We’ve all met people that we immediately, instinctively trust and feel comfortable around. Of course, the flip side is also true – there are people who get our hackles up straight from the get-go, no matter how polite or considerate they may seem. You might attribute these reactions to your amazing psychic abilities — and maybe you really are psychic, who knows?— but for those of us who don’t have the second sight, much of the way we feel when meeting a new person can be attributed to their body language.

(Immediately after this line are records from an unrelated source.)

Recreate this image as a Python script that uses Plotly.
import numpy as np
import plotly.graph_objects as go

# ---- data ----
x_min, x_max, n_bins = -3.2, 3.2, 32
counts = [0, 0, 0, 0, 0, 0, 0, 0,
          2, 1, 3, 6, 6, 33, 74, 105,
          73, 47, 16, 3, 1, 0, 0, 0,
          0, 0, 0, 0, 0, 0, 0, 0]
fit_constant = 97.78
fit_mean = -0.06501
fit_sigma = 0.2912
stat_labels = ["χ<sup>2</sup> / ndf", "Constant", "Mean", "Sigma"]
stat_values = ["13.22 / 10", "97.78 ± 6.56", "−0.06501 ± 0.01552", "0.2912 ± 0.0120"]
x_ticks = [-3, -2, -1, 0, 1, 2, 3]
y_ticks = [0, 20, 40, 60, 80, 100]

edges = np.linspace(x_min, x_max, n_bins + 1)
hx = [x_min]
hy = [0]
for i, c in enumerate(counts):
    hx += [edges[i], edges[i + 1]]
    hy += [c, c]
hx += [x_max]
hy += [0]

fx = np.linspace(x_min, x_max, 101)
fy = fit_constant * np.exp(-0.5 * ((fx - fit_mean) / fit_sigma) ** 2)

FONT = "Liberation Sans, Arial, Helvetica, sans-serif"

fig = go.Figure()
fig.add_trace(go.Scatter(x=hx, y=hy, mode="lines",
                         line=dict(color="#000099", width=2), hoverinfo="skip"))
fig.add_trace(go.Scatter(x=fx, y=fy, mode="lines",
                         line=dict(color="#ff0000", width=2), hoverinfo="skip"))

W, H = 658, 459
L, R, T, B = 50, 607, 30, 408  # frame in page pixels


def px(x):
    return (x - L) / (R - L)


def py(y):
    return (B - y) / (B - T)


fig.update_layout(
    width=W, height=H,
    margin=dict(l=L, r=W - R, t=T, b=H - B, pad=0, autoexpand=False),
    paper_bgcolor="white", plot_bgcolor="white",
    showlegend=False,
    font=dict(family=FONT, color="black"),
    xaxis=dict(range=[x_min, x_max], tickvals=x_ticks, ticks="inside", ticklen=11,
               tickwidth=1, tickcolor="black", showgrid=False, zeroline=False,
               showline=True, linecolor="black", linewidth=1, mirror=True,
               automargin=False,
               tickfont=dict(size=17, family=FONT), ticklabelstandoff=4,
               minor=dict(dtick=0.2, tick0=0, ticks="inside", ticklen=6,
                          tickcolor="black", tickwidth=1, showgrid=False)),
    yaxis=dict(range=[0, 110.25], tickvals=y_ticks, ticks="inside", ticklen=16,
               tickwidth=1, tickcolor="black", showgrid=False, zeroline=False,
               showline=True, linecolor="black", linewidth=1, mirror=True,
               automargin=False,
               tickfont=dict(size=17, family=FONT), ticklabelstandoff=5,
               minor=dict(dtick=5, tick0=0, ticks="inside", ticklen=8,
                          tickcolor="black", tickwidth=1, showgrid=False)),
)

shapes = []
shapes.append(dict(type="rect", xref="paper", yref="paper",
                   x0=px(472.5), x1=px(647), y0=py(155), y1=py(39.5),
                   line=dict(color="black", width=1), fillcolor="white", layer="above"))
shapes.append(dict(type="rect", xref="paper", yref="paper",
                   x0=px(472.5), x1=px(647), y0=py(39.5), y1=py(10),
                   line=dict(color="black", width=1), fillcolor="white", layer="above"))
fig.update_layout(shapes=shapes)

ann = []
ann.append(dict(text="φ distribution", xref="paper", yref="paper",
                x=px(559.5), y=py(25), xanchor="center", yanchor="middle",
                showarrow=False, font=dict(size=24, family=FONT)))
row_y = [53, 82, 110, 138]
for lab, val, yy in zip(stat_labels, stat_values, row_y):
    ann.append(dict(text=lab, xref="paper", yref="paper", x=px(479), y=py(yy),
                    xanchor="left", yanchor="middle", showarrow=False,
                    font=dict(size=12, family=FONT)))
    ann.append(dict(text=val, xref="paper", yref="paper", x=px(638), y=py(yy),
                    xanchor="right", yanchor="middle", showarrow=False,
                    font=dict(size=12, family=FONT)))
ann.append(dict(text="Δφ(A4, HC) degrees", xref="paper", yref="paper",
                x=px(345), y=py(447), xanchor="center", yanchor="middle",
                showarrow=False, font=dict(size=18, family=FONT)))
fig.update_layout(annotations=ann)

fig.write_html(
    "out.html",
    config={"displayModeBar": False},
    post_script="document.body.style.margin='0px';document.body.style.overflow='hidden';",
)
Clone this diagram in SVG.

It can’t be overstated just how important body language is during a job interview. So here are a few tips to help you (literally) put your best face forward.
1. Giddy Resting Face
Does your face tend to naturally settle into a frown when resting? If yes, try to keep your mouth either in a straight line or slightly upturned at the edges. People will take this as an indicator that your overall demeanor is happy and friendly.
2. Walk This Way
Keeping a quick, confident stride will help convince employers that you’re enthusiastic and capable. Avoid walking slowly or hesitantly, and definitely don’t slouch, as these are all indicators of nervousness. No need to be nervous, you’re going to be great!
3. Palm Reading
Your dad wasn’t wrong when he told you that you can tell a lot about a person based on how they shake hands. Keep your handshake firm and maintain eye-contact. Avoid too firm of a grip or overpumping your potential employer’s hand up and down too quickly – you don’t want to give off the vibe that you’re aggressive or insecure.
4. Assume The Position
If fathers are stereotypically obsessed with handshakes, then mothers seem to always be credited with telling their kids to sit up straight. No matter which parent imparted this wisdom on you, they were totally right. Keep your spine long and straight, but don’t sit stiffly – let yourself relax instead of tensing up all of your muscles. This will give off the impression that you’re comfortable yet respectful. And definitely DON’T fidget. Nobody wants to hire someone with ants in their pants.
5. Beat A Bold Retreat
Don’t slink out of the office once your interview is done – repeat the same upright, confident stride that brought you into the room. First impressions are important, but last impressions can make a difference, too!
Now get out there and knock ‘em dead, kid!